## WHAT IS ASKED
Exclude images, then output the remaining data verbatim.

···

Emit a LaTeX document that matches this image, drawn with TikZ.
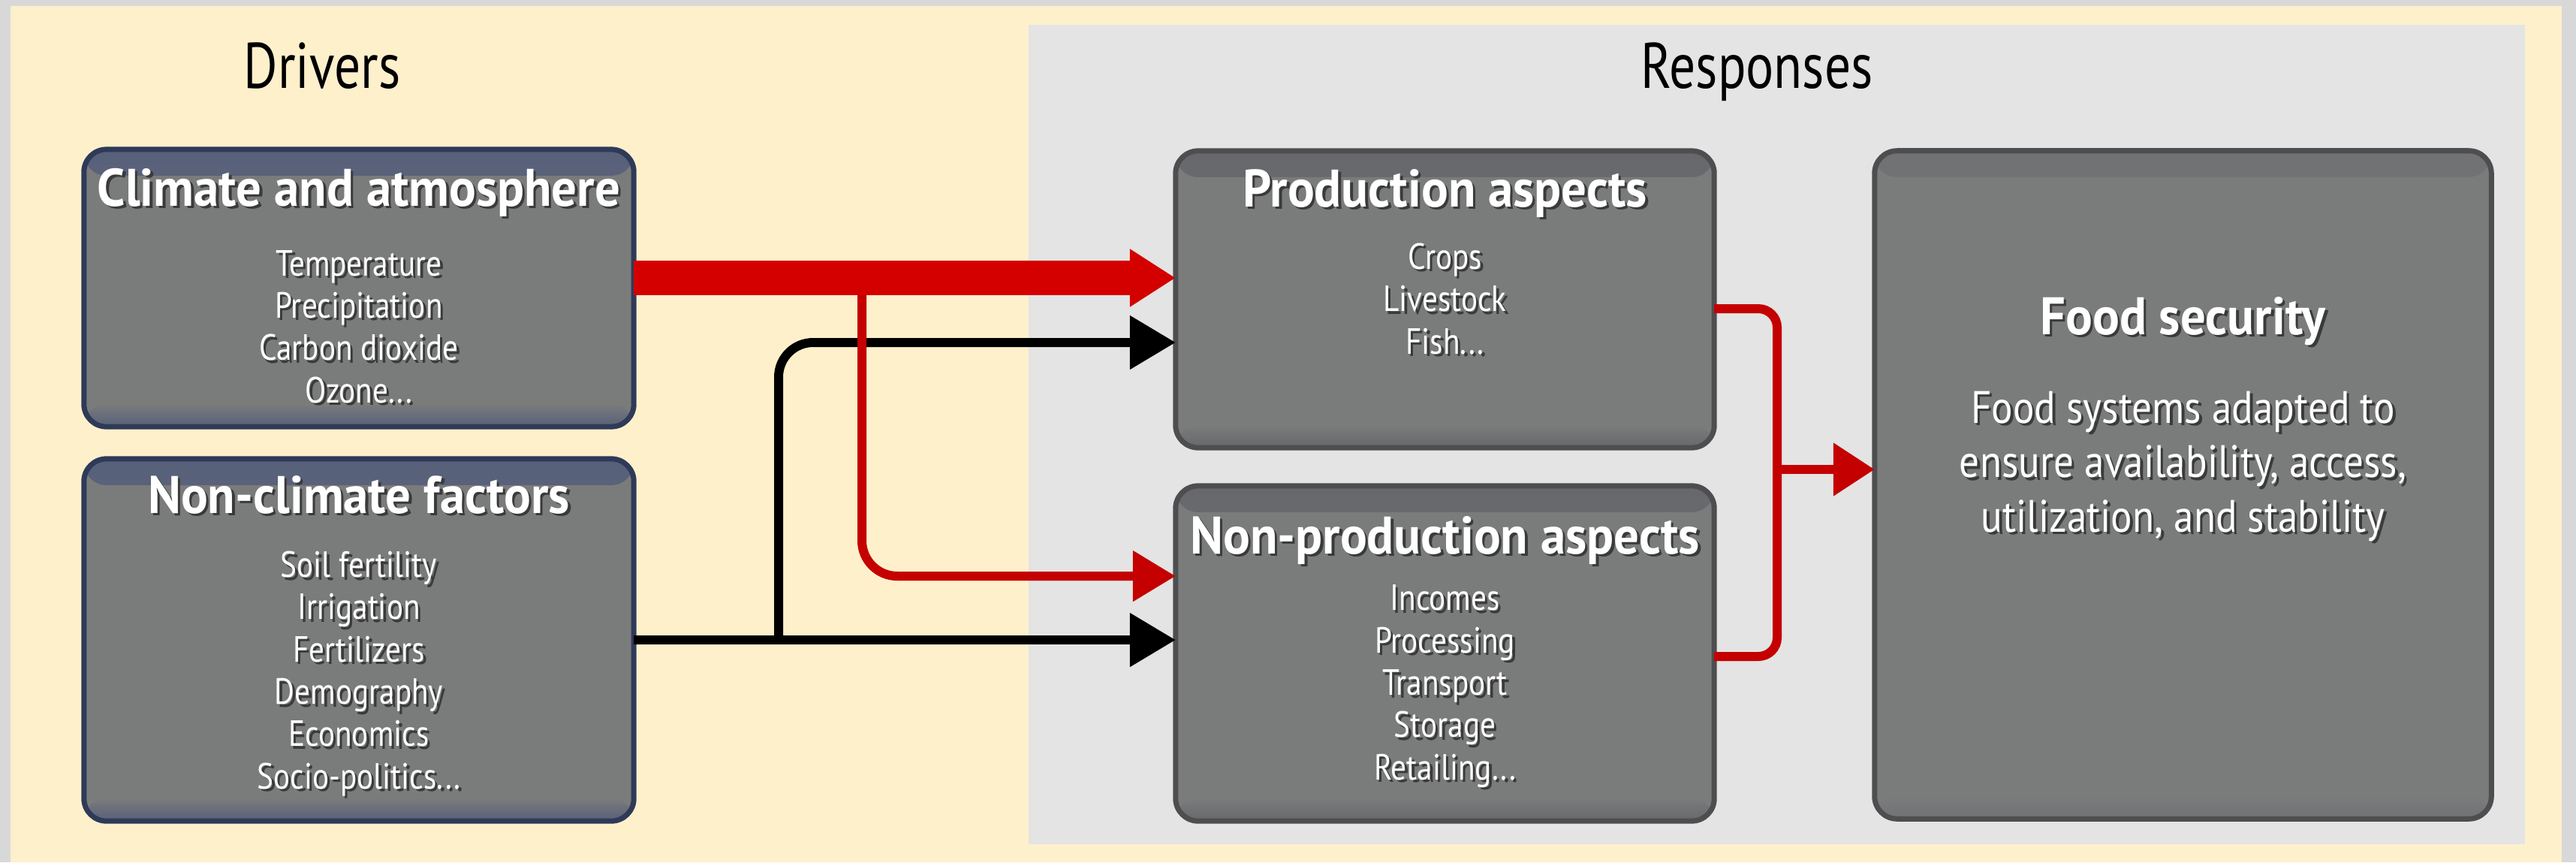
\documentclass[tikz,border=0pt]{standalone}
\usepackage{fontspec}
\setmainfont{PT Sans}[FakeStretch=0.85]
\newfontfamily\headfont{PT Sans}[FakeStretch=0.81]
\newfontfamily\ttlfont{PT Sans}[FakeStretch=0.95]
\newfontfamily\bodyfont{PT Sans}[FakeStretch=0.88]
\usetikzlibrary{arrows.meta}
\definecolor{bggray}{HTML}{D8D8D8}
\definecolor{cream}{HTML}{FFF0CC}
\definecolor{respbg}{HTML}{E4E4E4}
\definecolor{boxgray}{HTML}{7A7B7B}
\definecolor{navyb}{HTML}{2F3A58}
\definecolor{darkb}{HTML}{4E4E50}
\definecolor{bandn}{HTML}{57607A}
\definecolor{bandg}{HTML}{67686B}
\definecolor{bandf}{HTML}{717273}
\definecolor{shadowc}{HTML}{3A3A3A}
\definecolor{redA}{HTML}{D40000}
\definecolor{redB}{HTML}{C40000}
\newcommand\shd[1]{\makebox[0pt][l]{\hspace{1pt}\raisebox{-1pt}{\textcolor{shadowc}{#1}}}#1}
\begin{document}
\begin{tikzpicture}[x=0.01cm,y=-0.01cm,
  box/.style={draw, rounded corners=0.3cm, line width=0.07cm, fill=boxgray, inner sep=0pt, outer sep=0pt,
    path picture={
      \shade[top color=#1, bottom color=boxgray] (path picture bounding box.north west) rectangle ([yshift=-0.35cm]path picture bounding box.north east);
      \shade[top color=boxgray, bottom color=#1] ([yshift=0.3cm]path picture bounding box.south west) rectangle (path picture bounding box.south east);
    }},
  head/.style={text=black, font=\headfont\fontsize{24.4}{28}\selectfont, anchor=base, inner sep=0pt},
  ttl/.style={text=white, font=\ttlfont\bfseries\fontsize{20}{23}\selectfont, anchor=base, inner sep=0pt},
  items/.style={text=white, align=center, font=\fontsize{13.8}{16}\selectfont, anchor=base, inner sep=0pt},
  body/.style={text=white, align=center, font=\bodyfont\fontsize{17.2}{20.6}\selectfont, anchor=base, inner sep=0pt},
  blackln/.style={draw=black, line width=0.12cm, -{Triangle[length=0.61cm,width=0.69cm]}},
  redthick/.style={draw=redA, line width=0.45cm, -{Triangle[length=0.61cm,width=0.73cm]}},
  redthin/.style={draw=redB, line width=0.12cm}
]
% backgrounds
\fill[bggray] (0,0) rectangle (3431,1148);
\fill[cream] (14,8) rectangle (3412,1148);
\fill[respbg] (1370,33) rectangle (3363,1124);

% headings
\node[head] (drv) at (429,117) {Drivers};
\node[head] (rsp) at (2340,117) {Responses};

% boxes
\node[box=bandn, draw=navyb, minimum width=7.32cm, minimum height=3.69cm] (clim) at (478,383.5) {};
\node[box=bandn, draw=navyb, minimum width=7.32cm, minimum height=4.82cm] (ncl) at (478,852) {};
\node[box=bandg, draw=darkb, minimum width=7.17cm, minimum height=3.95cm] (prod) at (1924.5,398.5) {};
\node[box=bandg, draw=darkb, minimum width=7.17cm, minimum height=4.46cm] (np) at (1924.5,870) {};
\node[box=bandf, draw=darkb, minimum width=8.21cm, minimum height=8.89cm] (food) at (2907.5,645.5) {};

% box texts (multi-line nodes: base = last line)
\node[ttl] (climT) at (478,274) {\shd{Climate and atmosphere}};
\node[items] (climI) at (478,536) {\shd{Temperature}\\\shd{Precipitation}\\\shd{Carbon dioxide}\\\shd{Ozone...}};
\node[ttl] (nclT) at (478,683) {\shd{Non-climate factors}};
\node[items] (nclI) at (478,1050) {\shd{Soil fertility}\\\shd{Irrigation}\\\shd{Fertilizers}\\\shd{Demography}\\\shd{Economics}\\\shd{Socio-politics...}};
\node[ttl] (prodT) at (1924.5,275) {\shd{Production aspects}};
\node[items] (prodI) at (1924.5,471) {\shd{Crops}\\\shd{Livestock}\\\shd{Fish...}};
\node[ttl] (npT) at (1924.5,737) {\shd{Non-production aspects}};
\node[items] (npI) at (1924.5,1038) {\shd{Incomes}\\\shd{Processing}\\\shd{Transport}\\\shd{Storage}\\\shd{Retailing...}};
\node[ttl] (foodT) at (2907.5,445) {\shd{Food security}};
\node[body] (foodB) at (2907.5,708) {\shd{Food systems adapted to}\\\shd{ensure availability, access,}\\\shd{utilization, and stability}};

% junction coordinates
\coordinate (bj) at (1037,852);
\coordinate (rj) at (1148,370);
\coordinate (cj) at (2367,625);

% black connectors
\draw[blackln] (ncl.east |- bj) -- (np.west |- bj);
\draw[blackln, rounded corners=0.46cm] (bj) -- (1037,456) -- (prod.west |- 0,456);

% red connectors
\draw[redthin, rounded corners=0.47cm, -{Triangle[length=0.57cm,width=0.65cm]}] (rj) -- (1148,767) -- (np.west |- 0,767);
\draw[redthick] (clim.east |- rj) -- (prod.west |- rj);
\draw[redthin, rounded corners=0.25cm] (prod.east |- 0,411) -- (2367,411) -- (2367,874) -- (np.east |- 0,874);
\draw[redthin, -{Triangle[length=0.55cm,width=0.68cm]}] (cj) -- (food.west |- cj);
\end{tikzpicture}
\end{document}
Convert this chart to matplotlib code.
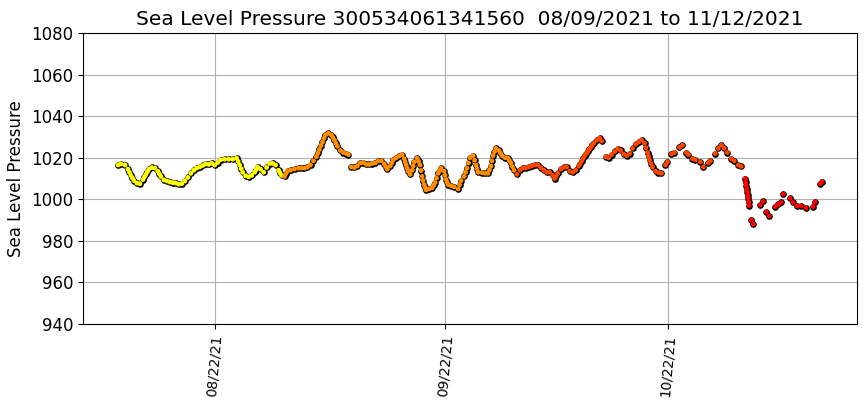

···

## WRITTEN SOLUTION
Emit a LaTeX document that matches this image, drawn with TikZ.
\documentclass[tikz,border=0pt]{standalone}
\usepackage{fontspec}
\setmainfont{PT Sans}[FakeStretch=0.85]
\newfontfamily\headfont{PT Sans}[FakeStretch=0.81]
\newfontfamily\ttlfont{PT Sans}[FakeStretch=0.95]
\newfontfamily\bodyfont{PT Sans}[FakeStretch=0.88]
\usetikzlibrary{arrows.meta}
\definecolor{bggray}{HTML}{D8D8D8}
\definecolor{cream}{HTML}{FFF0CC}
\definecolor{respbg}{HTML}{E4E4E4}
\definecolor{boxgray}{HTML}{7A7B7B}
\definecolor{navyb}{HTML}{2F3A58}
\definecolor{darkb}{HTML}{4E4E50}
\definecolor{bandn}{HTML}{57607A}
\definecolor{bandg}{HTML}{67686B}
\definecolor{bandf}{HTML}{717273}
\definecolor{shadowc}{HTML}{3A3A3A}
\definecolor{redA}{HTML}{D40000}
\definecolor{redB}{HTML}{C40000}
\newcommand\shd[1]{\makebox[0pt][l]{\hspace{1pt}\raisebox{-1pt}{\textcolor{shadowc}{#1}}}#1}
\begin{document}
\begin{tikzpicture}[x=0.01cm,y=-0.01cm,
  box/.style={draw, rounded corners=0.3cm, line width=0.07cm, fill=boxgray, inner sep=0pt, outer sep=0pt,
    path picture={
      \shade[top color=#1, bottom color=boxgray] (path picture bounding box.north west) rectangle ([yshift=-0.35cm]path picture bounding box.north east);
      \shade[top color=boxgray, bottom color=#1] ([yshift=0.3cm]path picture bounding box.south west) rectangle (path picture bounding box.south east);
    }},
  head/.style={text=black, font=\headfont\fontsize{24.4}{28}\selectfont, anchor=base, inner sep=0pt},
  ttl/.style={text=white, font=\ttlfont\bfseries\fontsize{20}{23}\selectfont, anchor=base, inner sep=0pt},
  items/.style={text=white, align=center, font=\fontsize{13.8}{16}\selectfont, anchor=base, inner sep=0pt},
  body/.style={text=white, align=center, font=\bodyfont\fontsize{17.2}{20.6}\selectfont, anchor=base, inner sep=0pt},
  blackln/.style={draw=black, line width=0.12cm, -{Triangle[length=0.61cm,width=0.69cm]}},
  redthick/.style={draw=redA, line width=0.45cm, -{Triangle[length=0.61cm,width=0.73cm]}},
  redthin/.style={draw=redB, line width=0.12cm}
]
% backgrounds
\fill[bggray] (0,0) rectangle (3431,1148);
\fill[cream] (14,8) rectangle (3412,1148);
\fill[respbg] (1370,33) rectangle (3363,1124);

% headings
\node[head] (drv) at (429,117) {Drivers};
\node[head] (rsp) at (2340,117) {Responses};

% boxes
\node[box=bandn, draw=navyb, minimum width=7.32cm, minimum height=3.69cm] (clim) at (478,383.5) {};
\node[box=bandn, draw=navyb, minimum width=7.32cm, minimum height=4.82cm] (ncl) at (478,852) {};
\node[box=bandg, draw=darkb, minimum width=7.17cm, minimum height=3.95cm] (prod) at (1924.5,398.5) {};
\node[box=bandg, draw=darkb, minimum width=7.17cm, minimum height=4.46cm] (np) at (1924.5,870) {};
\node[box=bandf, draw=darkb, minimum width=8.21cm, minimum height=8.89cm] (food) at (2907.5,645.5) {};

% box texts (multi-line nodes: base = last line)
\node[ttl] (climT) at (478,274) {\shd{Climate and atmosphere}};
\node[items] (climI) at (478,536) {\shd{Temperature}\\\shd{Precipitation}\\\shd{Carbon dioxide}\\\shd{Ozone...}};
\node[ttl] (nclT) at (478,683) {\shd{Non-climate factors}};
\node[items] (nclI) at (478,1050) {\shd{Soil fertility}\\\shd{Irrigation}\\\shd{Fertilizers}\\\shd{Demography}\\\shd{Economics}\\\shd{Socio-politics...}};
\node[ttl] (prodT) at (1924.5,275) {\shd{Production aspects}};
\node[items] (prodI) at (1924.5,471) {\shd{Crops}\\\shd{Livestock}\\\shd{Fish...}};
\node[ttl] (npT) at (1924.5,737) {\shd{Non-production aspects}};
\node[items] (npI) at (1924.5,1038) {\shd{Incomes}\\\shd{Processing}\\\shd{Transport}\\\shd{Storage}\\\shd{Retailing...}};
\node[ttl] (foodT) at (2907.5,445) {\shd{Food security}};
\node[body] (foodB) at (2907.5,708) {\shd{Food systems adapted to}\\\shd{ensure availability, access,}\\\shd{utilization, and stability}};

% junction coordinates
\coordinate (bj) at (1037,852);
\coordinate (rj) at (1148,370);
\coordinate (cj) at (2367,625);

% black connectors
\draw[blackln] (ncl.east |- bj) -- (np.west |- bj);
\draw[blackln, rounded corners=0.46cm] (bj) -- (1037,456) -- (prod.west |- 0,456);

% red connectors
\draw[redthin, rounded corners=0.47cm, -{Triangle[length=0.57cm,width=0.65cm]}] (rj) -- (1148,767) -- (np.west |- 0,767);
\draw[redthick] (clim.east |- rj) -- (prod.west |- rj);
\draw[redthin, rounded corners=0.25cm] (prod.east |- 0,411) -- (2367,411) -- (2367,874) -- (np.east |- 0,874);
\draw[redthin, -{Triangle[length=0.55cm,width=0.68cm]}] (cj) -- (food.west |- cj);
\end{tikzpicture}
\end{document}
Convert this chart to matplotlib code.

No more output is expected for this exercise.